The four license categories
| Category | What it covers |
|---|---|
| No. 1 | The operator itself, contracting directly with investors and distributing real estate income |
| No. 2 | Businesses that broker or arrange those contracts on an operator's behalf |
| No. 3 | Businesses handling operations for a special-purpose entity (e.g. an SPC) |
| No. 4 | Businesses that broker or arrange contracts where a special-purpose entity is the counterparty |
Operators running Category 1 or 2 businesses across multiple prefectures, or any Category 3 or 4 business, need a license from the Minister of Land, Infrastructure, Transport and Tourism (jointly with the FSA Commissioner in some cases); otherwise, a prefectural governor's license applies.
How the investor-protection mechanics work
- Preferred/subordinated structure: most operators use this model — if a loss occurs during the investment period, the operator's own stake (the subordinated portion) absorbs it first, before investors' preferred stake is affected. A higher subordination ratio generally means relatively more protection for investor principal.
- Electronic transaction business guidelines: MLIT-issued guidance requiring operators to handle system failures properly, offer a cooling-off period, provide regular disclosure, and keep investor funds segregated.
- Licensing and oversight: operating a real estate specified joint enterprise without a license is not permitted, and licensed operators are subject to regulatory supervision.
Three things to check before you invest
- Whether a license number is disclosed — look for "Real Estate Specified Joint Enterprise License No. ___" on the operator's company-info or footer page. Treat an operator that doesn't disclose this clearly as a red flag.
- The subordination ratio for the specific deal — is it stated how much loss the operator absorbs first (e.g., a 10% subordinated stake)? This should be disclosed per deal, not just as a general company policy.

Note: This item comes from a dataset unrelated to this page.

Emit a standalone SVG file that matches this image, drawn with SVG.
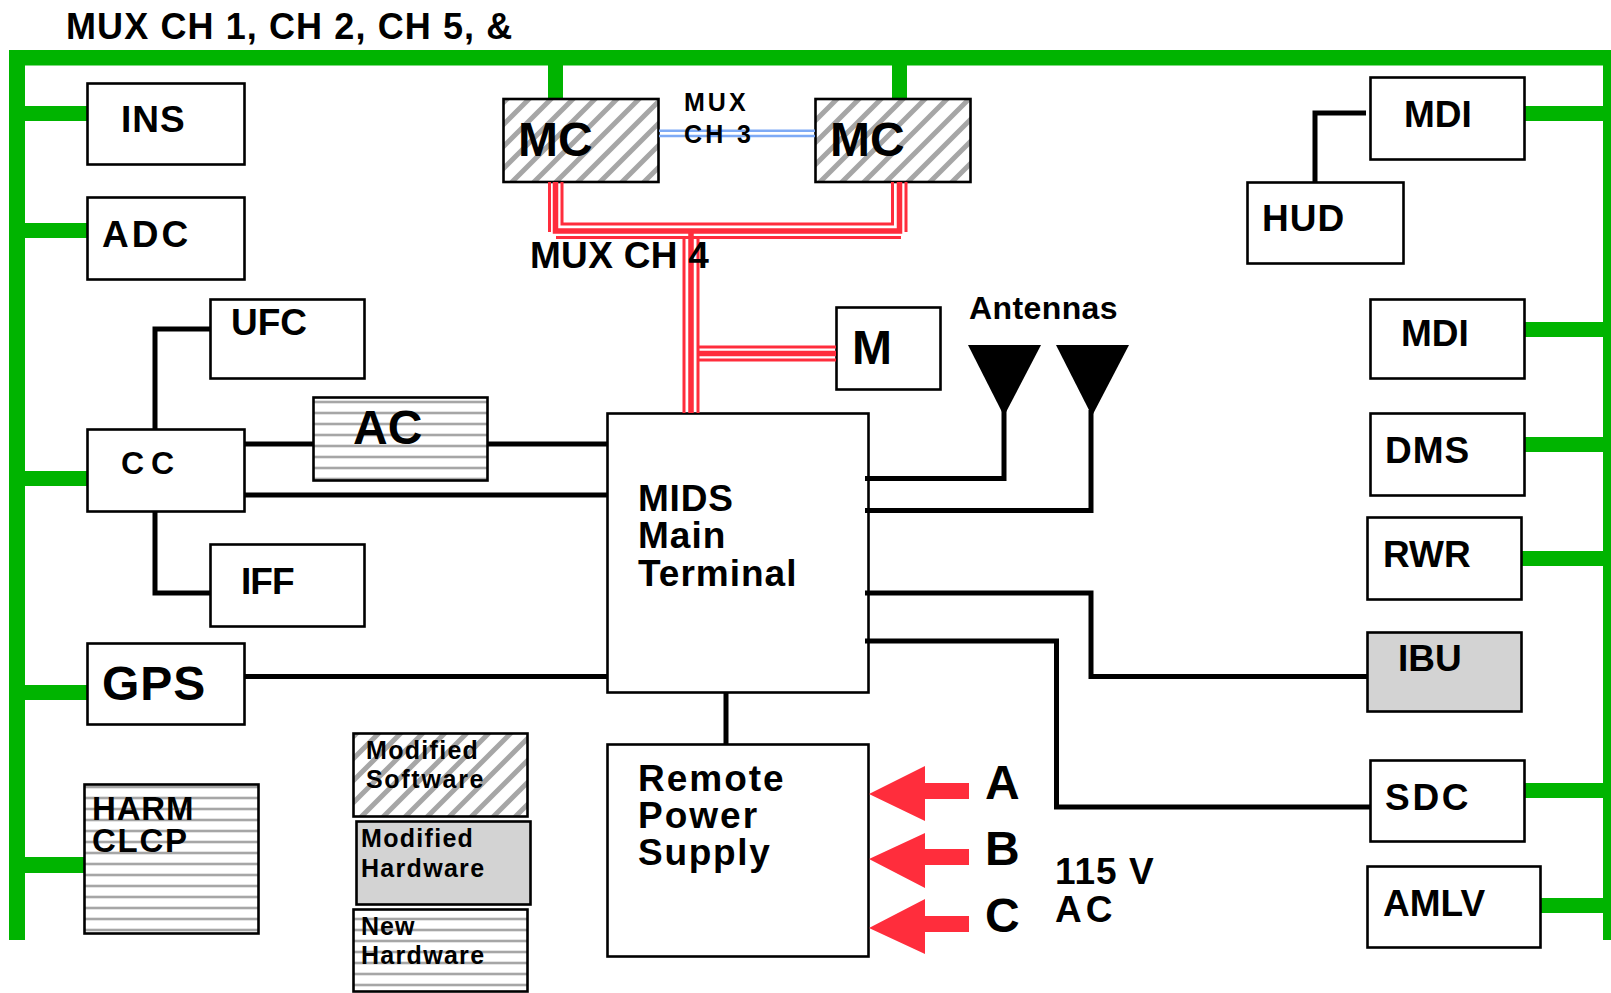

- What the projected yield assumes — if the return assumes a master-lease or guaranteed-rent arrangement, your actual return depends partly on the creditworthiness of whoever is guaranteeing that rent.
How this differs from non-futokuho real estate fundraising
Not every real estate-adjacent fundraising structure falls under futokuho. Fund-type schemes using an anonymous partnership (tokumei kumiai) contract, for instance, can instead fall under the Financial Instruments and Exchange Act (as a Type II Financial Instruments Business) — a different regulatory regime entirely, structurally closer to loan-based social lending. For the broader landscape of investment-type crowdfunding regulation, see our guide to social lending vs. crowdfunding and our intro to equity crowdfunding. If you're evaluating this from outside Japan, note that most major platforms restrict investing to Japan residents — see can you invest in Japanese real estate crowdfunding while living overseas?
Disclaimer
This article is for informational purposes only and is not investment advice. A futokuho license and preferred/subordinated structuring are investor-protection mechanisms, not a principal guarantee — real estate crowdfunding carries real risk of loss from vacancy, falling rents, or disasters. Always review an operator's pre-contract disclosure document before investing, and consult a licensed professional if needed.